Should I Loan Money to My Family and Friends?
Loaning money to a family member of a really close friend can be a slippery slope. I have always made it a personal rule not to lend money because of the strain that it can place on the best of relationships, but when a loved one or close friend is in a bind, and you are in a position to help, what are you to do?
Here are four suggestions:
1. Give Tough Love
Sometimes your family or friends will take advantage of your kindness. If you have a friend or family member that you feel is taking advantage of you, there is nothing wrong with drawing a line in the sand! Sometimes people have to learn how to get themselves out of the holes that they dig and eventually fall into. Don’t be afraid to ask them why they need to borrow money. I once had a close friend ask to borrow money so that she could go on vacation. My first thought was, if you have to borrow money to go on vacation, then you should not be going on vacation! I looked at her like she had two heads. Long story short, she never asked me to borrow money again.
2. Sign a Contract
If tough love is not the route that you want to take, and the person has a legit reason for borrowing the money, then have them sign a contract. Drawing up a contract guarantees that both parties have the same information regarding the terms of the loan. In the contract, you can work out an appropriate repayment schedule, and any interest or late fees. Should you have to take your loved one or good friend to court, having, a paper trail will come in handy. Trust me, I know this from experience!

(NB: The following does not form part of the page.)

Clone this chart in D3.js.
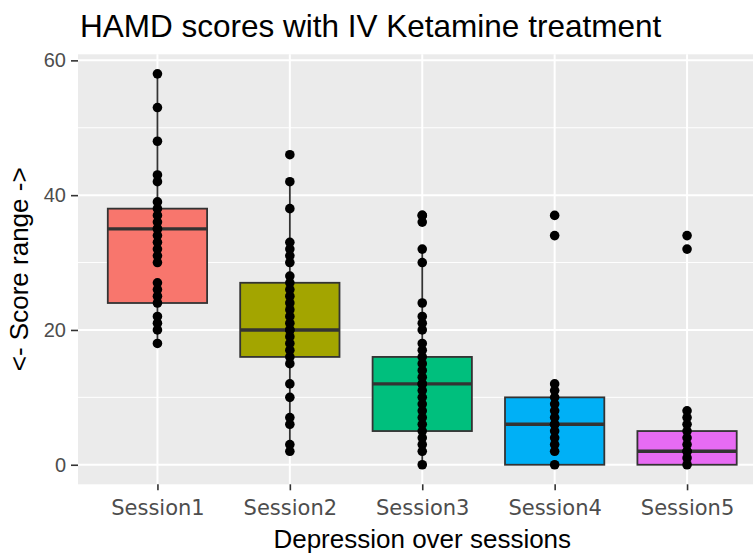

3. Give the Money as a Gift
As long as it does not put you in a financial hole, remember your financial situation always comes first, you can always consider giving the money as a friendly gesture. Your loved one or friend will greatly appreciate it, and it will save you the unnecessary headache that goes along with hunting someone down for repayment. I know your hard earned money did not grow on a tree, but you can always look at it as giving to charity.
4. Suggest Other Options
Figure out if there are other ways for you to help out your loved one or friend. Does this person have issues managing their money? Sometimes learning how to budget and cutting back on unnecessary spending can get a person back on track financially. I have a cousin who has a high paying job, but for some reason she was always short on cash. We sat together and tracked her spending for a month. After cutting out unnecessary trips to Starbucks, and the Banana Republic, we were able to create a budget that got her cash flow back on track.